Happy Thanksgiving to all.  And thank you for being you!

10 thoughts on “Serving Seniors with Gratitude

  1. Monica, I’m so late commenting on your post, it is almost like my life exists on an alternate plane. I love this post. I can’t tell you how I adore chatting with the seniors who live right across from us. Their stories are full of mirth and positivity, even when life was at its absolute worst; scarcity of food, no heat, war and so much in-between, they have maintained joy – the secret to life they say. There are two ladies in particular that I adore, we met while walking in our neighborhood. We’ve become like a little family. My daughter walks their dogs, we bake them treats, they are always there for me when I’ve had a bad day; I cherish their wisdom and most of all they remind me of my mum, whom I miss terribly.
    love and hugs to you my friend xo

    • MM, too often we keep our seniors away from the rest of the population and children aren’t around them much. So I’m so glad to hear all that you do to make sure your kids interact with seniors and give them the respect they deserve. They have years of experience and knowledge. We can all learn from our elders. Happy New Year, my friend. I hope to see more of you in the coming year!

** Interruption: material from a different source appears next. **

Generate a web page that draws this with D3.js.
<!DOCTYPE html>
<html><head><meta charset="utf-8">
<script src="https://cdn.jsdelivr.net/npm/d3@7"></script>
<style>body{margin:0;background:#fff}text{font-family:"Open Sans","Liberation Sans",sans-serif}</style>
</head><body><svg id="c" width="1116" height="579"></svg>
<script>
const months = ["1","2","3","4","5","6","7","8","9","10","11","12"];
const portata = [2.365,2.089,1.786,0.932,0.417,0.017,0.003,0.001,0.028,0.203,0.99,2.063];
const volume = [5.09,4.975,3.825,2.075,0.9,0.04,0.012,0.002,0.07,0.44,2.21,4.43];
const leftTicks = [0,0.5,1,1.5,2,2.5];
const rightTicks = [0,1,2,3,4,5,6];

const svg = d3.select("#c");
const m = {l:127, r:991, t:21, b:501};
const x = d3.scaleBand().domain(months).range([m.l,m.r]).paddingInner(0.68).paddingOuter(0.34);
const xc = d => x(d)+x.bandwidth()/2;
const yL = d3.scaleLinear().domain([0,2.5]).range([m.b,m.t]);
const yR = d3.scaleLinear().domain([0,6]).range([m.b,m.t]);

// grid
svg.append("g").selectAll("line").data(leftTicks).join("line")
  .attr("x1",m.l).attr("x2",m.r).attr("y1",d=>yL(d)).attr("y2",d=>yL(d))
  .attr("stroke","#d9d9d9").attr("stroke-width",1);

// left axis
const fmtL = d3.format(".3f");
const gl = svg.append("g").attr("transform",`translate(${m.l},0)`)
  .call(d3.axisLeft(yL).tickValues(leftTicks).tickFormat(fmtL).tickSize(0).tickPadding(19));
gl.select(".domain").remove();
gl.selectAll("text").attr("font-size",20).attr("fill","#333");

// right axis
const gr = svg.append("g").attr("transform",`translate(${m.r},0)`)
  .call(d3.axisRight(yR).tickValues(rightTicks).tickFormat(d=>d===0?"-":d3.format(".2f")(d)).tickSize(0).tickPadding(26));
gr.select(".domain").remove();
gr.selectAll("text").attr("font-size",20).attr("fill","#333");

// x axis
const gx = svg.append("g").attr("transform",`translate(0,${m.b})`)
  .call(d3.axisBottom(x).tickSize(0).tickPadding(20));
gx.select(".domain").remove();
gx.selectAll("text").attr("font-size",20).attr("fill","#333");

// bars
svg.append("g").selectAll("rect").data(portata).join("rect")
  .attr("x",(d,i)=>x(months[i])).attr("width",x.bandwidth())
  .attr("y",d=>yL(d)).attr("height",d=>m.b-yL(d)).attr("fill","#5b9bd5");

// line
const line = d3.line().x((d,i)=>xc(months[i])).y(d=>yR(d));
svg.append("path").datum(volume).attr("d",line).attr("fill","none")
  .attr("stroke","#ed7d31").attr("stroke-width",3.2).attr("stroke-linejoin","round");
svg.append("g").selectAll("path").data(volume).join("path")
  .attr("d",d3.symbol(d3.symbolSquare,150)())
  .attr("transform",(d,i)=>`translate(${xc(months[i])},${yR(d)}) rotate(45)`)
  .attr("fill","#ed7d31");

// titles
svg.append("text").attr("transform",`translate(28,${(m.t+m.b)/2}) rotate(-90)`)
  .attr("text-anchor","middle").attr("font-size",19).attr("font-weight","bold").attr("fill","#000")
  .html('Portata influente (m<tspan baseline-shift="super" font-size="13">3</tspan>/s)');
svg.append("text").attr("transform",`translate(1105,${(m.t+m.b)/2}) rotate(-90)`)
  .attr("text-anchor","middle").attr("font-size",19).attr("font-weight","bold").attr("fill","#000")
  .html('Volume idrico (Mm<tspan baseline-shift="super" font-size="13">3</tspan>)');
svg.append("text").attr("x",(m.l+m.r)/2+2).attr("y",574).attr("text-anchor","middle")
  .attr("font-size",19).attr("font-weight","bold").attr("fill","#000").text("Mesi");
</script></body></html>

  2. You’re a champion! Keep up the good will. I love that you’ve realised why ‘service to others’ is important. 🤗🤗

    • Happy New Year, Gina! I’m hoping this year I will be inspired to blog more. I so enjoy it, but somewhere along the way it fell off my radar. Since this blog, I’ve volunteered at Serving Seniors a few more times. Good people who just need a little help and empathy. My best to you!

    • Serving Seniors is in San Diego. I included a link in my post the first time I mention its name. I’m sure though, that wherever you live, there are places like Serving Seniors helping the older people who live in your neck of the woods.

  3. Monica, bless you for posting this! AMEN, we certainly have lost a lot of our kindness, civility, and gratitude lately, and more’s the pity. There are so many who need our help and thoughtful concern, yet too few hands willing to undertake the task. I imagine you received much more than you gave by serving the seniors (but I’ll bet they warmed to your presence, too!)

    • Many such organizations have had their federal funding cut dramatically. Yesterday I had a meeting with the co-founder of Somali Family Services and he told me his federal funding was slashed. It’s all they can do to remain in operation, so volunteerism is needed more than ever. Glad to be doing my share. 🙂

  4. Lovely post Monica.

    We don’t have thanksgiving here of course, mind you we are always ready for any excuse to have a days holiday.

    I love chatting to elderly people, they have such great tales to tell, and if you show an interest then tell them they will.

    Some years ago I used to work for a community transport group and we carried lots of older people from place to place and on day out to various places. Generally they set out with the intention of having a good time. Many of them lived on their own and other than their lunch clubs and day centre trips they often had very little interaction with other people.

    A year or so ago I was on the local bus, playing on my iPad, it was sudoku which I am addicted to playing when I heard this little girl say to her mother…. That mans playing on an iPad. So? replied her mother. Well the little girl said, why? he is old! I was lost for words which is unusual for me!!!

    • Well, Robert, I hope you laughed. I was recently at an event with a young colleague in her twenties. I pointed to a group of folk, who I’m pretty sure were older than yours truly. I asked my young friend to guess their age. She replied, “Oh they’re old. Probably in their sixties.”
      Needless to say, I remarked, “Really, you call that old? Well, I’m in my sixties, too!” Clearly, she was aghast. Same thing happened today with a male colleague who is also in his twenties. Young folk have no concept of age. Sigh.